There are three options for those that choose to sleep here. All of them are very simple accommodations so please do not set the bar too high:
- Rongbuk Monastery Guesthouse is open all year round. They offer double rooms, triple rooms, a dormitory and other style arrangements. The beds are a bit hard so if you have any back problems plan ahead.
- Everest Tent Guesthouse is only open in the summer. The location varies each year to help reducing erosion from the tents that are set up along with supporting elements like the outhouse and cooking. The tents here are fairly large, not circus size but you can easily walk within them.
- Zhufeng Hotel is only open during the summer months. Be certain to check with your agent to confirm if it’s available during your trip.

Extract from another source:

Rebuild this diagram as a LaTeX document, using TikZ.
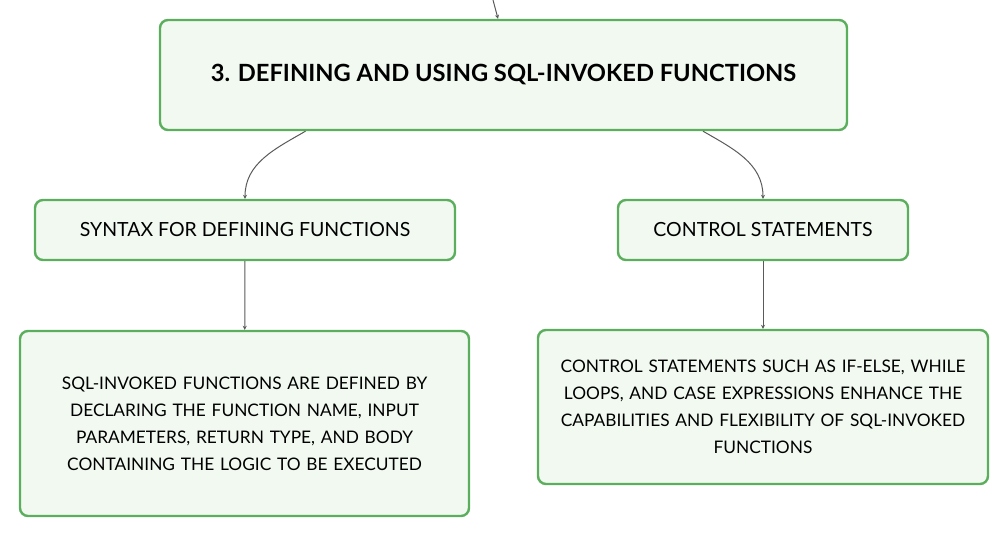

View of the Himalayas from Gawu-la Pass
What to do at the Everest Base Camp?
Perhaps the most unanswered question yet is “How close can I get to the mountain?”
The answer lies about 8 km. (5 mi.) south from Rongbuk Monastery. Here you will find the only signs marking the Base Camp and it will not mention Mount Everest. It will simply say “Mt. Qomolangma Base Camp,” written in Tibetan first, Chinese second and lastly English.
This sign marks the further point that visitors can go, except for those who have a summit permit. Here you can enjoy the best view of the mountain, feel the wind blow down from the glacier fields, take all kinds of photos and marvel at the massiveness of Mount Everest.
The visitors’ Base Camp is relatively clean and peaceful, I like to remind all clients to protect and not disturb the environment. Be respectful to ensure all future travelers can enjoy the same experience.
There are two ways to get from the guest house area to the Base Camp. The first is to travel by car or bus depending upon the season. In the summer the government will run a public bus to help reduce pollution, road congestion and erosion (the fee is 15 RMB). In the winter tour vehicles are permitted to drive directly to the Base Camp.
The alternate way is to walk along the road. The short hike will take about one hour. Personally speaking, there is nothing spectacular about walking along a dirt road, so unless you really wanna tell friends and family you hiked at Mount Everest, take the bus!
There is plenty of great hiking in Tibet and not far from Everest but we will let this topic for another time.
Most people will spend less than thirty minutes at the Base Camp. This includes waiting their turn to take photos or perhaps wait for a break from the clouds to see the summit.
When you are ready, your guide and driver will head off back toward Old Tingri.